Pratt Institute industrial design students Sejung Oh and Sang Yoon-Lee were awarded the top two prizes and Andrew An, David Krawczyk, and Caleb Ferris (also undergraduates in Pratt's Department of Industrial Design) were awarded honorable mention from the Illuminating Engineering Society of New York City (IESNYC) as part of the IESNYC's annual lighting design competition, which was held in February 2012. The winning designs, which interpreted the theme of “Fraction/Refraction,” were selected from more than 100 designs by students from six New York colleges and universities including Fashion Institute of Technology, Fordham University, New York School of Interior Design, Parsons the New School for Design, and School of Visual Arts.  

The theme of this year's IESNYC competition challenged design, architecture, interior design, industrial design, and art students to consider direction, distribution, and the divergence of light and submit a three-dimensional study on how light plays with textures and flows through materials to create layers of contrast.    
Pratt students participated in the competition as part of their Industrial Design II studio course. The faculty members who teach this course and whose students submitted work are the following: Patrick Fenton, Scott Lundberg, Jeanne Pfordresher, Willy Schwenzfeier, and Jonathan Thayer.  
Sejung Oh's grand prize-winning design, Dal Beat, is a drum-filled with water and light that when trapped, creates a refraction of light and evokes the way that moonlight reflects on water. It was constructed of acrylic, and LED strip, and MDF. “The name Dal Beat is derived from dal bit, which is Korean for 'moonlight,'” explained Oh. “I changed the name of my project as an invitation to viewers to tap or beat the drum to see the movement of the light,” he added.  
Oh is a sophomore from Seoul, Korea. As first place winner, he will receive a three-day, all expenses paid trip to Paris and $2,000 from Debbas International. He will have the opportunity to interface with lighting engineers and designers at the firm's new Paris showroom and exhibit space, L'Atelier, and at La Machine, Debbas International's factory outside the city.    
Sang Yoon-Lee, a sophomore from Gyunggi Ilsan, Korea, was recognized with second place for his Ivre lighting design. IESNYC awarded Yoon-Lee a cash prize of $1,000 for his winning entry.   
Pratt students also received three of four honorable mentions. Andrew An, a sophomore from Irvine, California, was recognized for his design titled Quasar. David Krawczyk, a junior from Roanoke, Virginia, was recognized for his design titled Obscura. Caleb Ferris, a sophomore from Oklahoma City, Oklahoma, was recognized for his design titled Nova.    
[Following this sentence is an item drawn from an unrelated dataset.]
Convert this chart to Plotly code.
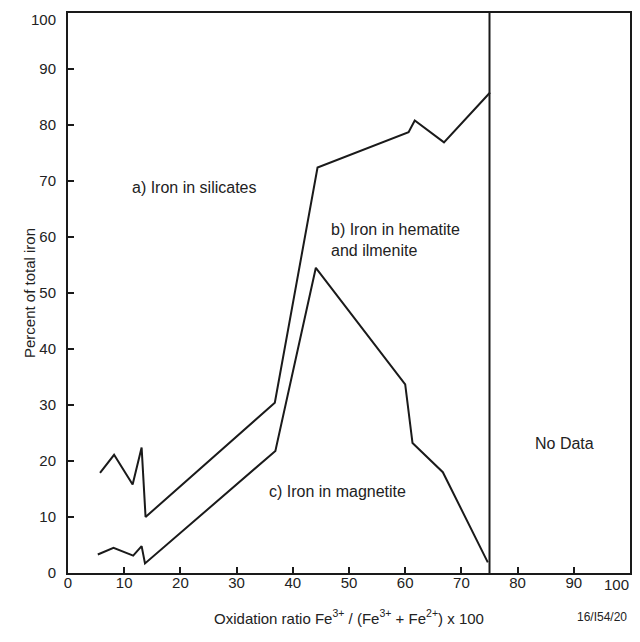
import plotly.graph_objects as go

# Upper curve: boundary between a) silicates and b) hematite+ilmenite
upper_x = [5.7, 8.2, 11.5, 13.1, 13.8, 36.8, 44.4, 60.6, 61.7, 66.9, 75.1]
upper_y = [17.9, 21.1, 15.8, 22.4, 10.0, 30.4, 72.4, 78.7, 80.8, 76.9, 85.8]

# Lower curve: boundary between b) and c) magnetite
lower_x = [5.3, 8.1, 11.6, 13.1, 13.7, 36.9, 44.1, 60.0, 61.3, 66.7, 74.7]
lower_y = [3.3, 4.5, 3.1, 4.8, 1.7, 21.8, 54.5, 33.7, 23.2, 18.0, 1.9]

no_data_x = 75.0
x_ticks = [0, 10, 20, 30, 40, 50, 60, 70, 80, 90, 100]
y_ticks = [0, 10, 20, 30, 40, 50, 60, 70, 80, 90, 100]
# the outermost labels (100) are drawn as annotations so they stay inside the page
x_ticktext = [str(v) for v in x_ticks[:-1]] + [""]
y_ticktext = [str(v) for v in y_ticks[:-1]] + [""]

FONT = "Liberation Sans, Arial, sans-serif"
INK = "#1a1a1a"
TXT = "#222"

fig = go.Figure()
for xs, ys in [(upper_x, upper_y), (lower_x, lower_y), ([no_data_x, no_data_x], [0, 100])]:
    fig.add_trace(go.Scatter(x=xs, y=ys, mode="lines",
                             line=dict(color=INK, width=2), showlegend=False,
                             hoverinfo="skip"))

ann = [
    dict(x=11.0, y=68.9, text="a) Iron in silicates", xanchor="left", yanchor="middle"),
    dict(x=46.4, y=59.5, text="b) Iron in hematite<br>and ilmenite", xanchor="left",
         yanchor="middle", align="left"),
    dict(x=35.4, y=14.6, text="c) Iron in magnetite", xanchor="left", yanchor="middle"),
    dict(x=88.3, y=23.2, text="No Data", xanchor="center", yanchor="middle"),
]
for a in ann:
    fig.add_annotation(**a, showarrow=False, font=dict(family=FONT, size=16, color=TXT))

# last tick labels
fig.add_annotation(x=x_ticks[-1], y=0, xref="x", yref="paper", text=str(x_ticks[-1]),
                   showarrow=False, xanchor="right", yanchor="top", xshift=1, yshift=-1,
                   font=dict(family=FONT, size=15, color=TXT))
fig.add_annotation(x=0, y=y_ticks[-1], xref="paper", yref="y", text=str(y_ticks[-1]),
                   showarrow=False, xanchor="right", yanchor="top", xshift=-10, yshift=4,
                   font=dict(family=FONT, size=15, color=TXT))

fig.add_annotation(x=0.998, y=-0.079, xref="paper", yref="paper", text="16/I54/20",
                   showarrow=False, xanchor="right", yanchor="middle",
                   font=dict(family=FONT, size=12, color=TXT))

axis_common = dict(range=[0, 100], ticks="inside", ticklen=6, tickwidth=1.5,
                   tickcolor=INK, showline=True, linecolor=INK, linewidth=2,
                   mirror=True, showgrid=False, zeroline=False, automargin=False,
                   tickfont=dict(family=FONT, size=15, color=TXT))

fig.update_xaxes(**axis_common, tickvals=x_ticks, ticktext=x_ticktext, ticklabelstandoff=-5,
                 title=dict(text="Oxidation ratio Fe<sup>3+</sup> / (Fe<sup>3+</sup> + Fe<sup>2+</sup>) x 100",
                            font=dict(family=FONT, size=15, color=TXT), standoff=23))
fig.update_yaxes(**axis_common, tickvals=y_ticks, ticktext=y_ticktext, ticklabelstandoff=7,
                 title=dict(text="Percent of total iron",
                            font=dict(family=FONT, size=15, color=TXT), standoff=0))

# The page body has an 8px margin on every side; the figure is sized so the
# page does not overflow the 640x642 window (no scrollbars).
fig.update_layout(width=632, height=626, plot_bgcolor="white", paper_bgcolor="white",
                  margin=dict(l=60, r=10, t=5, b=61))
fig.write_html("out.html")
Pratt Institute's industrial design program is ranked among the best in the country according to U.S. News and World Report's most recent rankings of America's Best Graduate Schools and DesignIntelligence's 2012 publication “America's Best Architecture and Design Schools.” The Industrial Design department is chaired by Steve Diskin and is part of the Pratt Institute School of Art and Design, which is led by Dean Concetta M. Stewart.
The Illuminating Engineering Society, founded in 1906, is a premier lighting community dedicated to promoting the art and science of lighting through inspiring events, programs, and presentations. The New York City Section of the IESNYC is a non-profit membership organization composed of designers, engineers, architects, manufacturers, and representatives who seek to educate the general public about aesthetically pleasing and energy-efficient lighting technology.